# Shih Tzu vs. Pekingese



## miyagiXsan (Jan 1, 2008)

*does the cutesy talking-from-dog's-POV thing*

Hello. My name is Miyagi, and I am to having a problem. Me to being a very elegant breed of dog, but I was found on the street by me typist's mother. So we not sure whether I am shih tzu or pekingese. Typists has doing research but can't find the exact difference...We thinking something about feet.

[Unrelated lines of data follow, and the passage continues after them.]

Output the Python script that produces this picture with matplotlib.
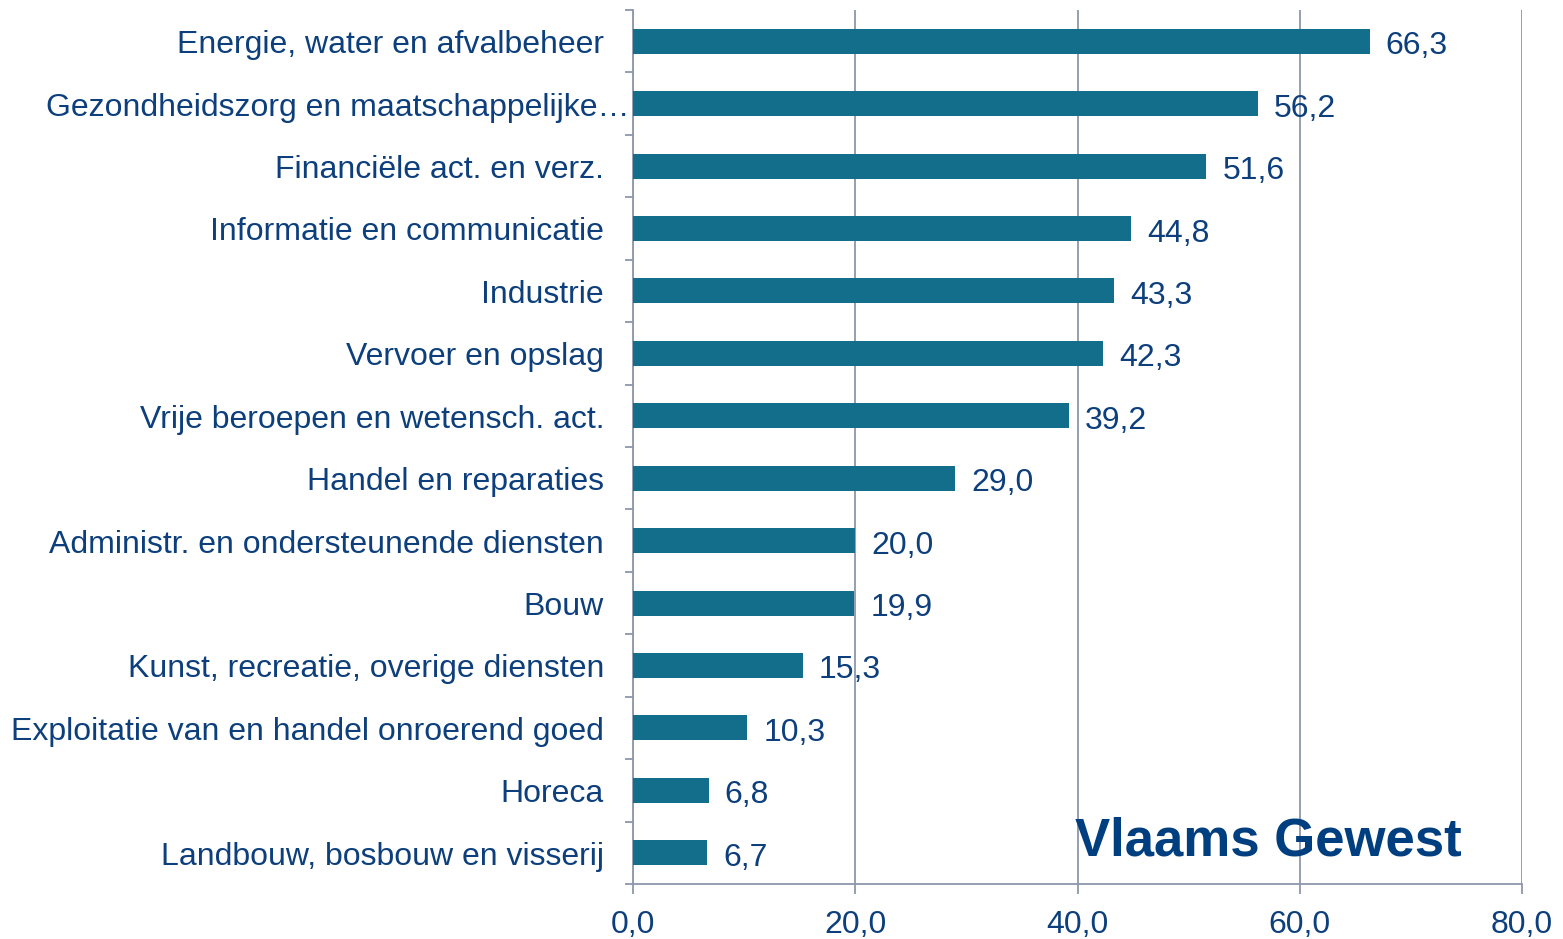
import matplotlib
matplotlib.use("Agg")
import matplotlib.pyplot as plt
from matplotlib.ticker import FixedLocator

categories = [
    "Energie, water en afvalbeheer",
    "Gezondheidszorg en maatschappelijke…",
    "Financiële act. en verz.",
    "Informatie en communicatie",
    "Industrie",
    "Vervoer en opslag",
    "Vrije beroepen en wetensch. act.",
    "Handel en reparaties",
    "Administr. en ondersteunende diensten",
    "Bouw",
    "Kunst, recreatie, overige diensten",
    "Exploitatie van en handel onroerend goed",
    "Horeca",
    "Landbouw, bosbouw en visserij",
]
values = [66.3, 56.2, 51.6, 44.8, 43.3, 42.3, 39.2, 29.0, 20.0, 19.9, 15.3, 10.3, 6.8, 6.7]
xticks = [0, 20, 40, 60, 80]
title = "Vlaams Gewest"

bar_color = "#126E8A"
text_color = "#0D3F7C"
title_color = "#003F7F"
grid_color = "#8E97AD"

plt.rcParams['font.family'] = ['Liberation Sans', 'DejaVu Sans']

fig = plt.figure(figsize=(15.63, 9.39), dpi=100)
ax = fig.add_axes([633/1563, 55/939, (1522-633)/1563, (884-10)/939])

n = len(categories)
ypos = list(range(n))
ax.barh(ypos, values, height=0.4, color=bar_color, zorder=3)
ax.set_xlim(0, 80)
ax.set_ylim(n - 0.5, -0.5)

# grid
ax.set_xticks(xticks)
ax.set_xticklabels([f"{t:.1f}".replace(".", ",") for t in xticks], fontsize=23, color=text_color)
ax.xaxis.grid(True, color=grid_color, linewidth=1.3, zorder=0)
ax.tick_params(axis='x', direction='out', length=7, width=1.3, color=grid_color, pad=12)

# y ticks at category boundaries
ax.set_yticks([])
ax.yaxis.set_minor_locator(FixedLocator([i - 0.5 for i in range(n + 1)]))
ax.tick_params(axis='y', which='minor', direction='out', length=6, width=1.3, color=grid_color)

for s in ['top', 'right']:
    ax.spines[s].set_visible(False)
for s in ['left', 'bottom']:
    ax.spines[s].set_color(grid_color)
    ax.spines[s].set_linewidth(1.3)

# category labels
for i, lab in enumerate(categories):
    off = -29 if not lab.endswith("…") else -4
    ax.annotate(lab, xy=(0, i), xycoords=('axes fraction', 'data'),
                xytext=(off, -4), textcoords='offset pixels',
                ha='right', va='center', fontsize=23, color=text_color,
                annotation_clip=False)

# value labels
for i, v in enumerate(values):
    ax.annotate(f"{v:.1f}".replace(".", ","), xy=(v, i), xytext=(16, -5),
                textcoords='offset pixels', ha='left', va='center',
                fontsize=23, color=text_color)

fig.text(1075/1563, (939-856)/939, title, ha='left', va='baseline',
         fontsize=38, fontweight='bold', color=title_color)

fig.savefig("out.png", dpi=100)
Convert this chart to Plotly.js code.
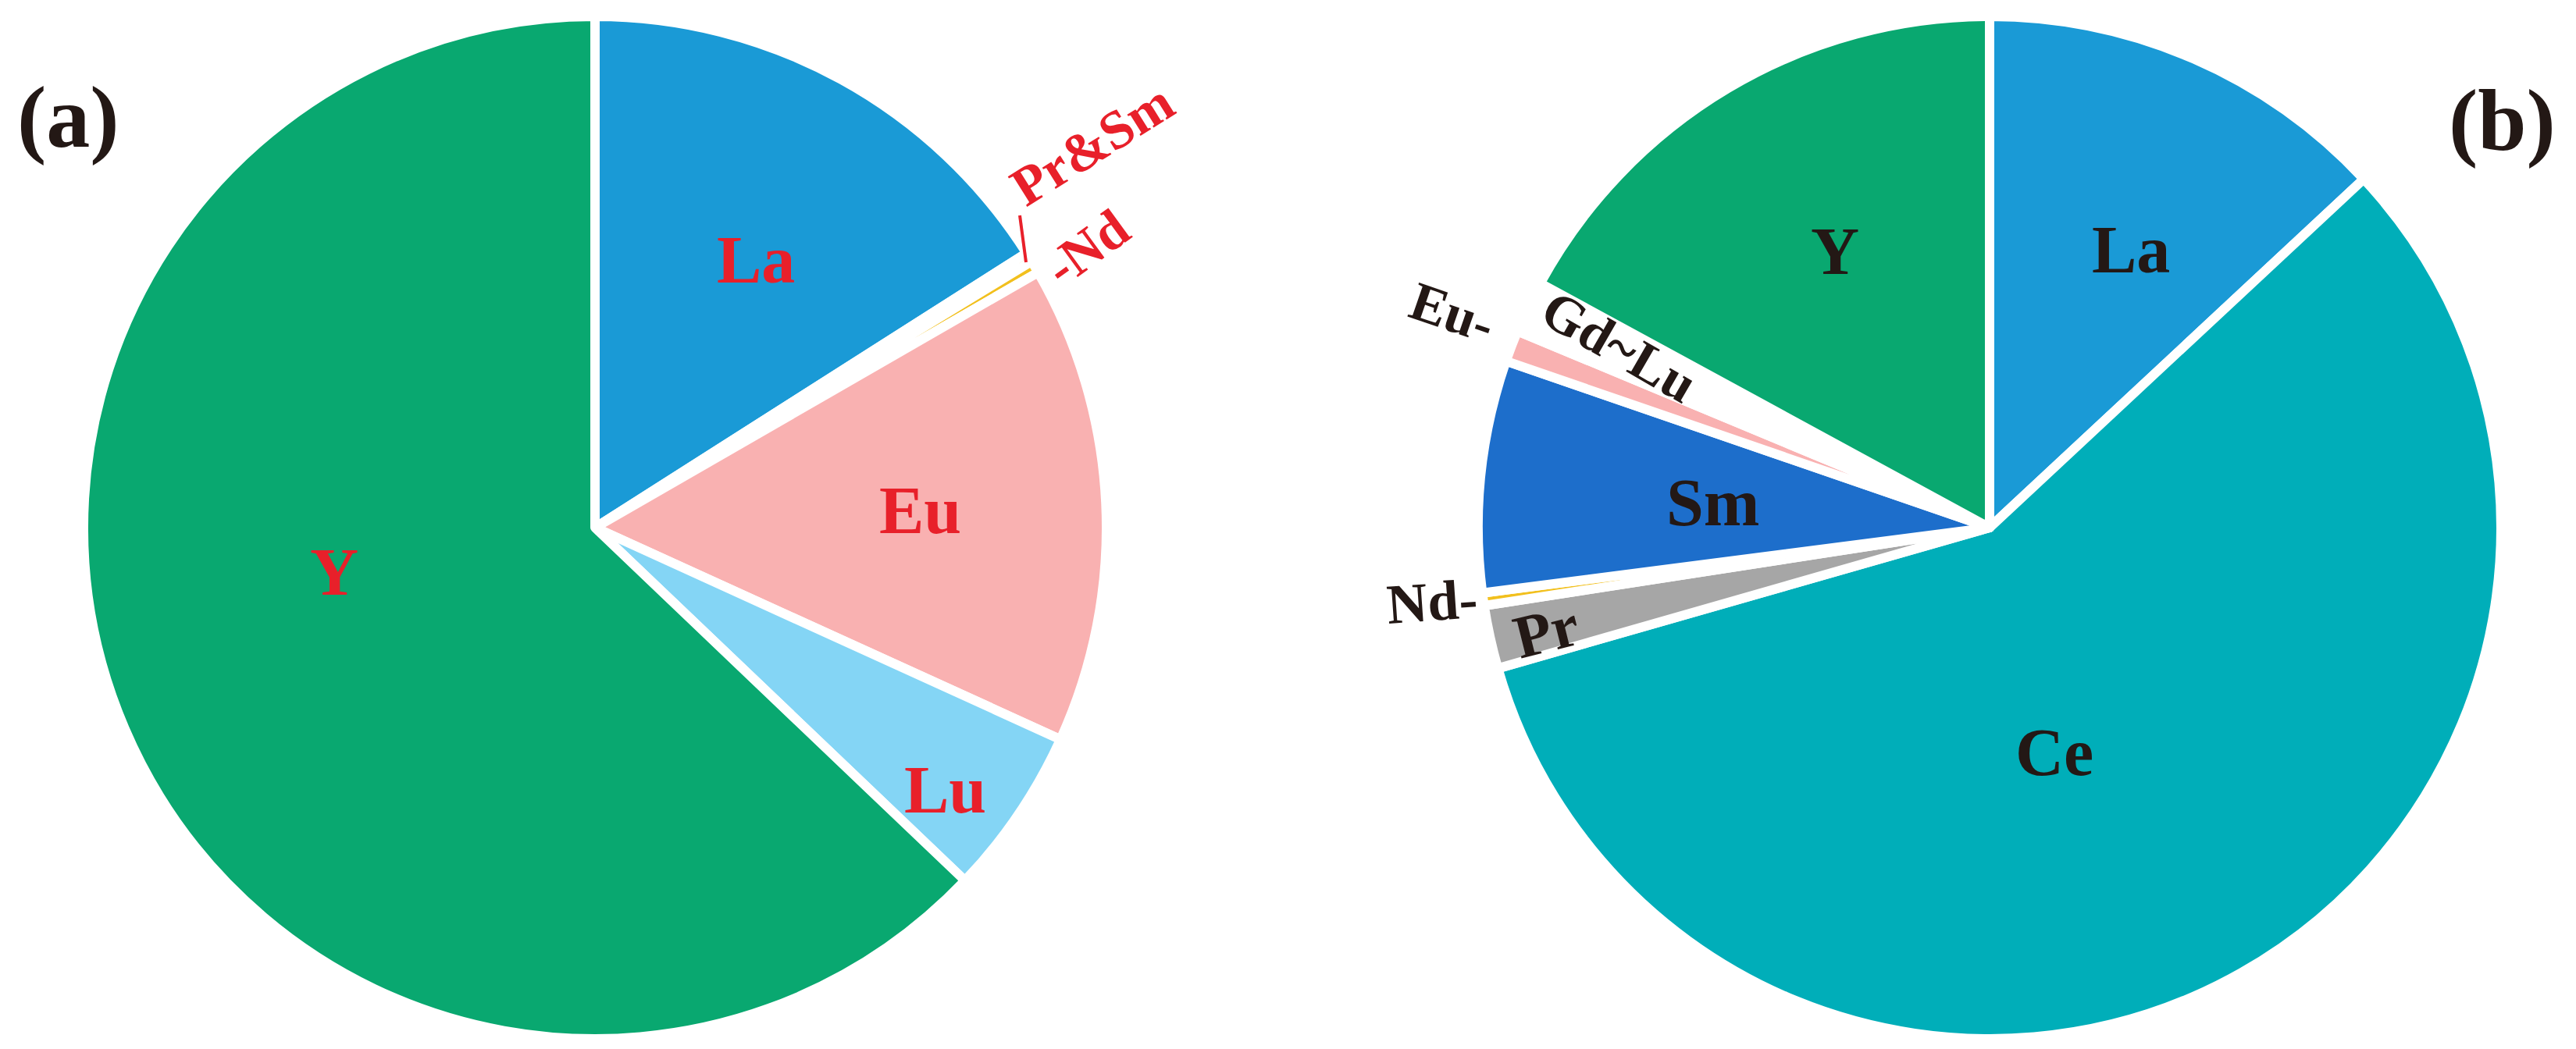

Please help us?


----------



## animalcraker (Nov 9, 2006)

would you be able to post a pic of your new found pup?


----------



## miyagiXsan (Jan 1, 2008)

animalcraker said:


> would you be able to post a pic of your new found pup?


(Not doggy talking right now) I don't have a USB with me at the moment, but soon, yes.


----------



## corgi_lover (Jan 4, 2008)

here is a pic of a peek and a shi
http://www.artpaw.com/shitzu_art2c.jpg
taller legs and more dog looking
http://www.dkimages.com/discover/previews/792/5004911.JPG
short legs usually only this color and very slow


----------



## tipsysmama (Jan 3, 2008)

The face of the dog really should give it away. A pekingese has a very flat face usually black whereas a Shih-tzu has a longer snout and the face can be a variety of colors.
You can click the following link to see a picture of my Shih-tzu

http://i254.photobucket.com/albums/hh91/tipsysmama/SA400207.jpg


----------